**Exercise prompt**
Quote the listing below in full and exactly as written, but omit every picture.

**Available data**
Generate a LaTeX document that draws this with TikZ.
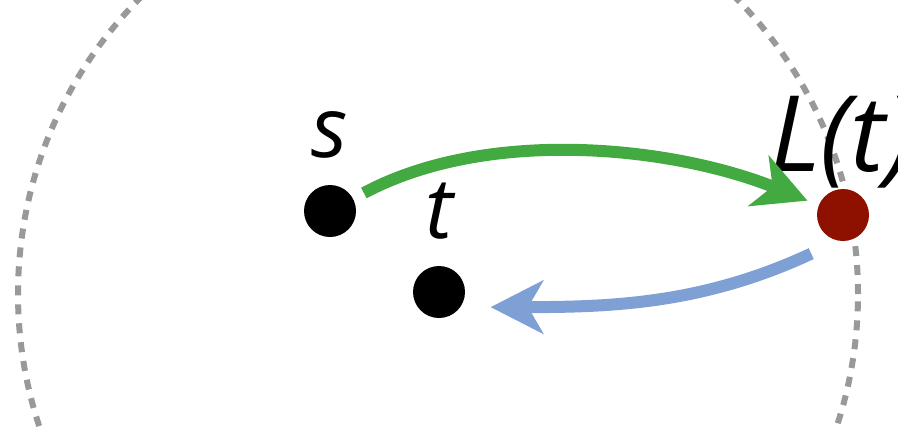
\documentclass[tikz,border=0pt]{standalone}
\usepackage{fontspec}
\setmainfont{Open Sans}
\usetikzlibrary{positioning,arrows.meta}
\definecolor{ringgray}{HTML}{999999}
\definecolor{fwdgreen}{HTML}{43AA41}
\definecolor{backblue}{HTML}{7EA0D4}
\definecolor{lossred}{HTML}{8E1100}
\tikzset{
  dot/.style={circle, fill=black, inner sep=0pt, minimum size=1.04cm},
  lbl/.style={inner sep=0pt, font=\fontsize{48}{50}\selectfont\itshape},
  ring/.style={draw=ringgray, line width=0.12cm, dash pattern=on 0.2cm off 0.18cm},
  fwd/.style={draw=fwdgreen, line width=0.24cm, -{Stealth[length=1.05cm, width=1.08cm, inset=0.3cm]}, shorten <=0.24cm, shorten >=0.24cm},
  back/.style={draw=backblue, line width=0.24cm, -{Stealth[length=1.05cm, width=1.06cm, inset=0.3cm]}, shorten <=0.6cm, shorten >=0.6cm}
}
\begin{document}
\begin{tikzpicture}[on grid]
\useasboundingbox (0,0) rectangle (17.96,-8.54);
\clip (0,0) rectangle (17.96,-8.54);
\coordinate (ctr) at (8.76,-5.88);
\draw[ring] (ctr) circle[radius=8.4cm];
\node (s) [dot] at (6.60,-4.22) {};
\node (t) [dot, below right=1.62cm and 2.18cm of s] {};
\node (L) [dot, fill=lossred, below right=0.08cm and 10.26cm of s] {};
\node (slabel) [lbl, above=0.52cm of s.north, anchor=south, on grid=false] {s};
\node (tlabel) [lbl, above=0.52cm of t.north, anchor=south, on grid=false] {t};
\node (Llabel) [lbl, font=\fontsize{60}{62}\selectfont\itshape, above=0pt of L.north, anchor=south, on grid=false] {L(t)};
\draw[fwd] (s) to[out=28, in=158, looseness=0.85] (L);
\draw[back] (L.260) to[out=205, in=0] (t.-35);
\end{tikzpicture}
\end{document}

**Finished answer**
Generate a LaTeX document that draws this with TikZ.
\documentclass[tikz,border=0pt]{standalone}
\usepackage{fontspec}
\setmainfont{Open Sans}
\usetikzlibrary{positioning,arrows.meta}
\definecolor{ringgray}{HTML}{999999}
\definecolor{fwdgreen}{HTML}{43AA41}
\definecolor{backblue}{HTML}{7EA0D4}
\definecolor{lossred}{HTML}{8E1100}
\tikzset{
  dot/.style={circle, fill=black, inner sep=0pt, minimum size=1.04cm},
  lbl/.style={inner sep=0pt, font=\fontsize{48}{50}\selectfont\itshape},
  ring/.style={draw=ringgray, line width=0.12cm, dash pattern=on 0.2cm off 0.18cm},
  fwd/.style={draw=fwdgreen, line width=0.24cm, -{Stealth[length=1.05cm, width=1.08cm, inset=0.3cm]}, shorten <=0.24cm, shorten >=0.24cm},
  back/.style={draw=backblue, line width=0.24cm, -{Stealth[length=1.05cm, width=1.06cm, inset=0.3cm]}, shorten <=0.6cm, shorten >=0.6cm}
}
\begin{document}
\begin{tikzpicture}[on grid]
\useasboundingbox (0,0) rectangle (17.96,-8.54);
\clip (0,0) rectangle (17.96,-8.54);
\coordinate (ctr) at (8.76,-5.88);
\draw[ring] (ctr) circle[radius=8.4cm];
\node (s) [dot] at (6.60,-4.22) {};
\node (t) [dot, below right=1.62cm and 2.18cm of s] {};
\node (L) [dot, fill=lossred, below right=0.08cm and 10.26cm of s] {};
\node (slabel) [lbl, above=0.52cm of s.north, anchor=south, on grid=false] {s};
\node (tlabel) [lbl, above=0.52cm of t.north, anchor=south, on grid=false] {t};
\node (Llabel) [lbl, font=\fontsize{60}{62}\selectfont\itshape, above=0pt of L.north, anchor=south, on grid=false] {L(t)};
\draw[fwd] (s) to[out=28, in=158, looseness=0.85] (L);
\draw[back] (L.260) to[out=205, in=0] (t.-35);
\end{tikzpicture}
\end{document}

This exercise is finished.